In the book, Manafort claims that Cohen approached him unprompted with this stunning claim in the spring of 2016 in order to inform on the activities of then-Trump campaign manager Corey Lewandowski bashing Manafort to the press. The two men had been in an extended and amply chronicled power struggle over control of the campaign, which finally culminated with Lewandowski being fired and escorted out of Trump Tower by security.

In a statement to Vox, Cohen denied the allegations. “Not surprisingly, Manafort is distorting the truth. I requested administrative access to only Corey Lewandowski’s campaign email address after he was terminated. The purpose was to prove to Trump that it was Corey who was leaking negative information on Jared and Ivanka to the press. The information was located and turned over to Donald.”

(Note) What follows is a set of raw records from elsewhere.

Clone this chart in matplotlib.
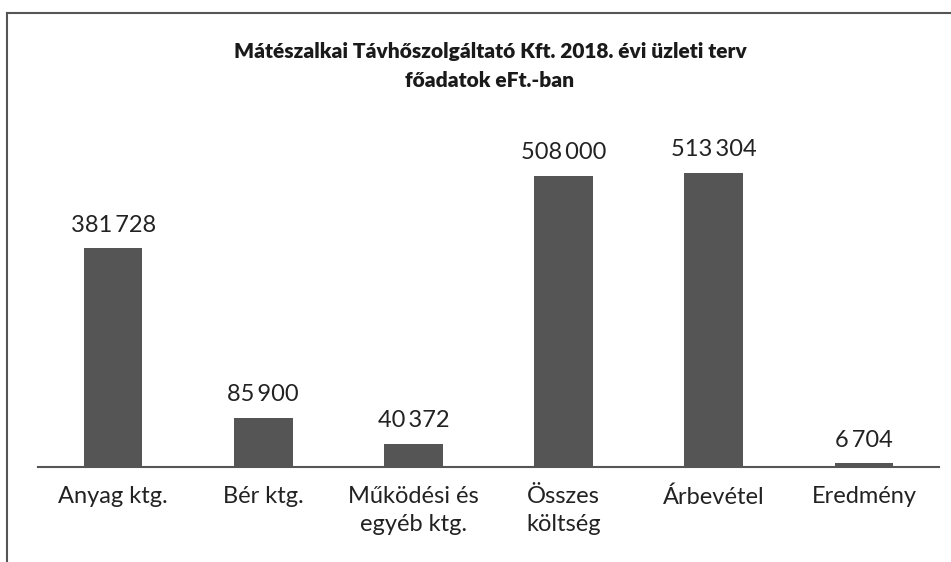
import matplotlib
matplotlib.use("Agg")
import matplotlib.pyplot as plt
from matplotlib.lines import Line2D

categories = ["Anyag ktg.", "Bér ktg.", "Működési és\negyéb ktg.", "Összes\nköltség", "Árbevétel", "Eredmény"]
values = [381728, 85900, 40372, 508000, 513304, 6704]
value_labels = ["381\u2009728", "85\u2009900", "40\u2009372", "508\u2009000", "513\u2009304", "6\u2009704"]
title = "Mátészalkai Távhőszolgáltató Kft. 2018. évi üzleti terv\nfőadatok eFt.-ban"

plt.rcParams['font.family'] = ['Lato', 'DejaVu Sans']

W, H = 951, 562
fig = plt.figure(figsize=(W / 100, H / 100), dpi=100)
fig.patch.set_facecolor("white")

ax_left, ax_right = 38 / W, 939 / W
ax_bottom = (H - 467) / H
ax_top = (H - 123) / H
ax = fig.add_axes([ax_left, ax_bottom, ax_right - ax_left, ax_top - ax_bottom])

x = list(range(len(categories)))
ax.bar(x, values, width=0.39, color="#555555", zorder=2)
ax.set_xlim(-0.5, len(categories) - 0.5)
ax.set_ylim(0, 600000)

for xi, v, lab in zip(x, values, value_labels):
    ax.annotate(lab, (xi, v), xytext=(0, 9), textcoords="offset points",
                ha="center", va="bottom", fontsize=17, color="#222222")

for s in ["top", "right", "left"]:
    ax.spines[s].set_visible(False)
ax.spines["bottom"].set_color("#555555")
ax.spines["bottom"].set_linewidth(1.5)
ax.set_yticks([])
ax.set_xticks(x)
ax.set_xticklabels(categories, fontsize=17, color="#222222", linespacing=1.4)
ax.tick_params(axis="x", length=0, pad=14)
ax.set_facecolor("none")

fig.text(490 / W, 1 - 66 / H, title, ha="center", va="center", fontsize=15,
         fontweight="heavy", color="#1a1a1a", linespacing=1.65)

# outer frame (cropped on the right and bottom)
fig.add_artist(Line2D([7 / W, 1.0], [1 - 13 / H, 1 - 13 / H], color="#555555", lw=1.5, transform=fig.transFigure))
fig.add_artist(Line2D([7 / W, 7 / W], [1 - 13 / H, 0.0], color="#555555", lw=1.5, transform=fig.transFigure))

fig.savefig("out.png", dpi=100, facecolor="white")
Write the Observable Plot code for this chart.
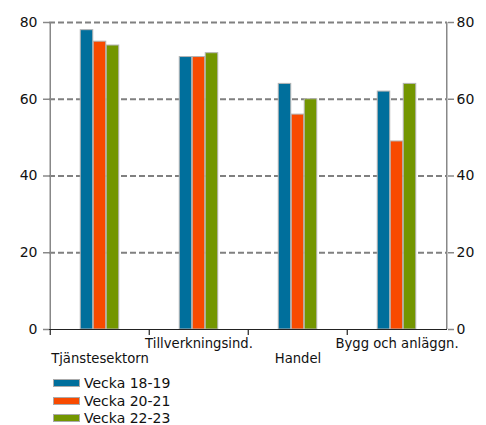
<!DOCTYPE html>
<html><head><meta charset="utf-8">
<script src="https://cdn.jsdelivr.net/npm/d3@7"></script>
<script src="https://cdn.jsdelivr.net/npm/@observablehq/plot@0.6"></script>
<style>
body{margin:0;background:#fff;font-family:"DejaVu Sans",Verdana,sans-serif;}
#legend{padding-left:53px;padding-top:2px;}
.row{display:flex;align-items:center;height:17.7px;font-size:14px;color:#111;}
.sw{width:25px;height:6px;border:1px solid #aaa;margin-right:4px;}
</style>
</head><body>
<div id="chart"></div>
<div id="legend"></div>
<script>
const categories = ["Tjänstesektorn","Tillverkningsind.","Handel","Bygg och anläggn."];
const series = ["Vecka 18-19","Vecka 20-21","Vecka 22-23"];
const v1819 = [78,71,64,62];
const v2021 = [75,71,56,49];
const v2223 = [74,72,60,64];
const yTicks = [0,20,40,60,80];
const gridTicks = [20,40,60,80];
const colors = ["#006f9c","#f84a00","#739600"];

const values = [v1819, v2021, v2223];
const W = 486, H = 372, mL = 49, mR = 39, mT = 22, mB = 43;
const band = (W - mL - mR) / categories.length;
const barW = 13;
const outer = (band - barW * series.length) / 2;

const barMarks = series.map((s, i) => Plot.barY(
  categories.map((c, j) => ({cat: c, value: values[i][j]})),
  {x: "cat", y: "value", fill: colors[i], stroke: "#b4b4b4", strokeWidth: 1,
   insetLeft: outer + barW * i, insetRight: band - outer - barW * (i + 1)}
));

const chart = Plot.plot({
  width: W, height: H,
  marginLeft: mL, marginRight: mR, marginTop: mT, marginBottom: mB,
  style: {fontFamily: "DejaVu Sans, Verdana, sans-serif", background: "white"},
  x: {type: "band", domain: categories, padding: 0, axis: null},
  y: {domain: [0, 80], axis: null},
  marks: [
    Plot.ruleY(gridTicks, {stroke: "#808080", strokeDasharray: "6,3", strokeWidth: 1.8}),
    ...barMarks,
    Plot.ruleY([0], {stroke: "#222", strokeWidth: 1.2}),
    Plot.ruleX([categories[0]], {dx: -band / 2, stroke: "#888", strokeWidth: 1.5}),
    Plot.ruleX([categories[categories.length - 1]], {dx: band / 2, stroke: "#888", strokeWidth: 1.5}),
    Plot.ruleX(categories, {dx: -band / 2, stroke: "#222", strokeWidth: 1.2, insetTop: H - mT - mB, insetBottom: -6}),
    Plot.axisY(yTicks, {anchor: "left", tickSize: 6, tickPadding: 6, fontSize: 14, fill: "#111", stroke: "#888", strokeWidth: 1.5, label: null}),
    Plot.axisY(yTicks, {anchor: "right", tickSize: 6, tickPadding: 3, fontSize: 14, fill: "#111", stroke: "#888", strokeWidth: 1.5, label: null}),
    Plot.text(categories.filter((d, i) => i % 2 === 1), {x: d => d, text: d => d, frameAnchor: "bottom", lineAnchor: "middle", dy: 14.4, fontSize: 13.2, fill: "#111"}),
    Plot.text(categories.filter((d, i) => i % 2 === 0), {x: d => d, text: d => d, frameAnchor: "bottom", lineAnchor: "middle", dy: 28.9, fontSize: 13.2, fill: "#111"})
  ]
});
document.getElementById("chart").appendChild(chart);

const legend = document.getElementById("legend");
series.forEach((s, i) => {
  const row = document.createElement("div");
  row.className = "row";
  const sw = document.createElement("div");
  sw.className = "sw";
  sw.style.background = colors[i];
  const t = document.createElement("span");
  t.textContent = s;
  row.appendChild(sw); row.appendChild(t);
  legend.appendChild(row);
});
</script>
</body></html>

Cohen, who spent over ten years as Trump’s attorney, has since renounced the former President and become a vocal critic. The longtime Trump fixer, who notoriously paid off porn star Stormy Daniels to cover up her sexual relationship with Trump, was ensnared in the Mueller probe and pled guilty to eight counts of fraud and campaign finance violations in 2018.

The accusation is the rare bit of interesting information in what is mostly a self-aggrandizing diatribe that is often repetitive and occasionally prone to basic factual errors— in discussing the Access Hollywood scandal there are references to both “Billie Bush” and “Billy Bush” on the same page. Instead of a memoir, it seems designed to make Manafort a martyr in the eyes of Fox News viewers—a Nathan Hale in Brioni suits who only regretted that he had one life to give on behalf of Donald Trump.

Manafort describes spending his days in prison entirely devoted to consuming MAGA media outlets. In one prison where Manafort had access to a television, he describes starting his days with Fox and Friends and ending with the full Fox News primetime lineup. At another, reliant only on a radio, he describes developing “a real fondness for Dan Bongino” and his disappointment that he “could not find a station that carried my friends Sean Hannity and Laura Ingraham.” His zeal is not just limited to Fox News personalities. In fact, he confides that through his frequent commercials on conservative media outlets that “Mike Lindell became my surrogate family” and that he dreamt every night of getting his own My Pillows in jail.

A long-time Washington power lobbyist who spent a decade working in Ukraine on behalf of ousted President Viktor Yanukovych and previously represented a host of other unsavory foreign leaders ranging from the Philippines’ Ferdinand Marcos to Zaire’s Mobutu Sese Seko, Manafort joined Trump’s campaign in March 2016 and took full control after Lewandowski’s ouster. He only lasted three months before stepping down in August, under considerable scrutiny over his ties to Russia through his work in Ukraine.

Eventually, through the Mueller probe (one which Manafort claims was actually being led by Robert Mueller’s top deputy Andrew Weissman because, he believes without evidence, Mueller “was suffering through an advancing stage of dementia”), the former top Trump aide was sentenced to a total 73 months in jail. He was first found guilty on eight counts of fraud and filing false tax returns in Virginia. He avoided a second trial in Washington D.C. by reaching a plea deal with prosecutors and fully admitting his guilt to all the offenses that he had been charged with by prosecutors in both jurisdictions. Manafort was eventually pardoned by Trump on December 23, 2020, more than seven months after he was released from prison and put on home confinement due to the COVID pandemic.

Several revelations in the book have been previously reported by other outlets including that Manafort was informally advising the Trump campaign through back channels in 2020 while on home confinement and anxiously awaiting a potential pardon.